Widening access – Paula’s story
At the event to unveil the Fair Access Commissioner at Glasgow University, the new Commissioner and Minister for Further Education, Higher Education and Science, Shirley-Anne Somerville met some of the students who have been able to study at the university thanks to its widening access programme.
Here, one of the students – Paula – shares her story.
I’m Paula Christie and I’m 40 years old.
I decided to return to education in my 30s after taking time out from a career in financial services following the birth of my two sons. I attended Clydebank College (now West College Scotland) where I completed a SWAP Access course, and from there I moved on to undergraduate study at Glasgow University.
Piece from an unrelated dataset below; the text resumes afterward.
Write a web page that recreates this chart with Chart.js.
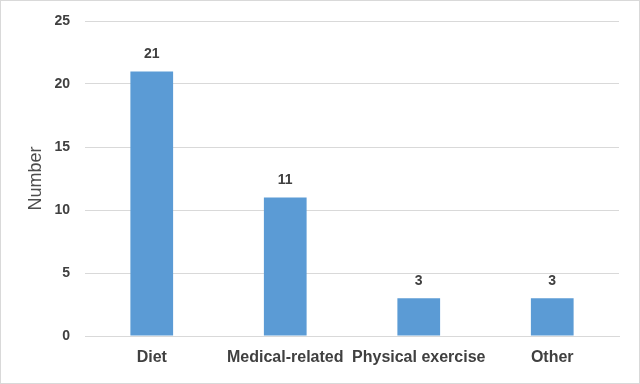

I was awarded a First Class Joint Honours degree in Politics and Central and East European Studies. I was delighted to win a highly competitive 5 year scholarship from the Economic and Social Research Council (ESRC) and begin an integrated postgraduate language, Masters and PhD programme.
To date I have been awarded a Postgraduate Diploma in Russian Language and a Master of Research (Social Sciences) post graduate degree. I’m currently in year one of a three year PhD course in Central and East European Studies, with my research focusing on democratic consolidation and grass roots initiatives in post- Soviet Latvia.
Without exaggeration, the Glasgow University widening access programme allowed me to change my life and the life of my family completely. Working part time after having my children placed a huge financial strain on us and my career choices were becoming increasingly limited. Although, at times, it was tough to deal with the continued pressure of studying, I received much needed financial support from the University’s Hardship and Discretionary Fund which allowed me to complete my undergraduate study. I was also awarded a bursary from the Thomas and Margaret Roddan Trust as a result of academic excellence.
I now have qualifications that I never thought possible before returning to college. I have been able to re-train in a completely different field, and I hope to make a positive impact in European and Democracy Studies with the research I’m conducting. I’ve travelled with my studies to places I’d never heard of and have had the opportunity to meet so many interesting people.
I am now absolutely delighted to be tutoring on the widening access programme myself, as I feel really passionately about giving others the chance to change their lives through education. The programme has given me not only qualifications, but a renewed confidence in myself and my abilities. It’s been an amazing experience and one I’m keen to encourage others to share.